Bunting Wins Second Term; Some Races Undecided

SNOW HILL — Results for the 2014 primary election are unofficially in for the Worcester County Commissioners and the Board of Education. While at least two races are still too close to call, a few clear winners have emerged.

For the County Commission District 4, the race is down to a handful of votes. Republicans Ted Elder and Kathryn Danko-Lord were able to collect 206 and 203 votes, respectively. This represents 39.9 and 39.3 percent of the vote, respectively. They were both able to outpace fellow candidate Molly Hilligoss, who received 107 votes, or 20.7 percent, but the three-vote margin is too narrow to yield a decisive victory until absentee ballots are counted.

The scenario is much the same for District 5, where Republican Chip Bertino leads Grant Helvey 322 votes to 314, or 45.5 percent to 44.4 percent. Ray Unger came in third in the primary with 71 votes, or 10 percent. The eight-vote margin is again too close to call yet.

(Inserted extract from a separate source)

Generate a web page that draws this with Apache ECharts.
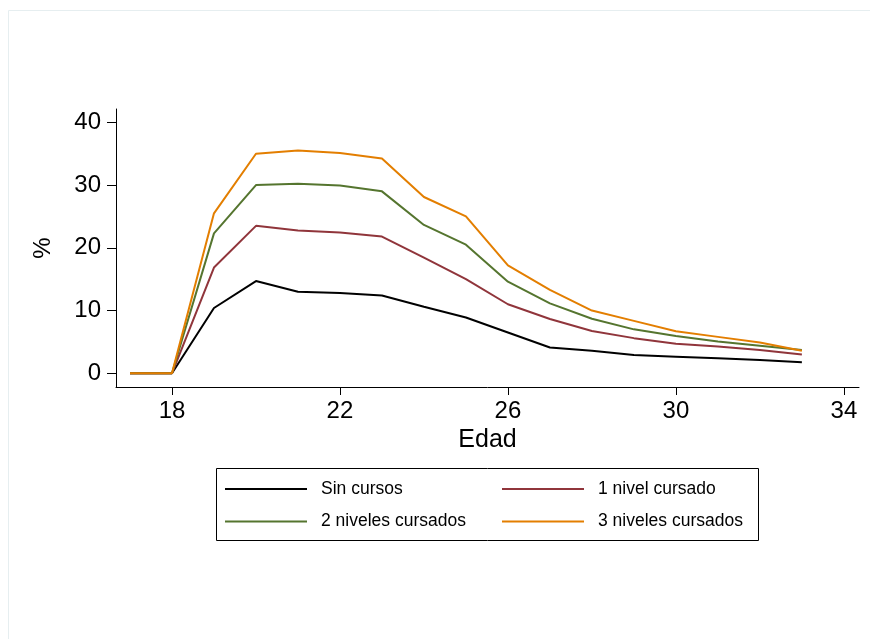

The only decisive primary in the commission race was between Republican incumbent Jim Bunting and former commissioner Linda Busick. Bunting was the clear winner, taking 499, or 62.8 percent of the vote, to Busick’s 295, or 37.2 percent. Bunting was understandably happy with the results but did admit he was surprised that he gave up a few votes he was expecting to cinch.

“It felt good to win and I’m so thankful for so many people that worked hard for me and the trust they put in me,” said the commissioner. “I was a little disappointed in one of the precincts. I thought I would do better. I won it but I thought I would do better. It’s humbled me a little bit.”

The support he received from the community was endearing however, Bunting added, and he is looking forward to returning to his seat since he is unopposed in the general election.

“It’s been an honor to serve the last four years and a privilege to serve another four. I’m glad that the public trusted me enough,” he said.

This is the second time that Bunting and Busick have run against each other. Busick is a former commissioner who lost to Bunting in 2010.

None of the other commission districts had primary elections, being either uncontested or contested by candidates of different parties.

The primary results for the Board of Eduation seats are clearer. They are non-partisan so two candidates for each of the available seats will advance to the general election in November. For District 4 that will be Bill Gordy and Scott Baker, taking 369 and 165 votes, or 40.6 percent and 18.2 percent, respectively. For District 7 it will be incumbent Bob Rothermel and Jeri Lyn Holston, at 457 and 175 votes, or 59.7 and 22.9 percent, respectively. In District 6 both candidates, Bob Hulburd and Eric Cropper, will automatically advance as they were the only two running.

“Certainly I am pleased with the results of the election and very appreciative of the support I received throughout the community,” said Rothermel. “Clearly it is an affirmation of the policies and procedures that have made Worcester County Public Schools the very best in the State of Maryland.”

Worth mentioning is that while primary elections in Worcester have traditionally seen weaker turnout than their general counterparts, this year was notably lower than usual. In Worcester, voter turnout was 20.21% with 6,424 voting out of 31,792 eligible.

“The turnout was very, very abysmal. I was very shocked,” said Bunting.

All of the commission candidates were “shocked at the turnout,” he continued. The reason for the low number of votes is unknown, though Bunting believes it could be something as arbitrary as the area experiencing nice weather during the election.

“Some people probably just forgot that it was a primary day,” he said.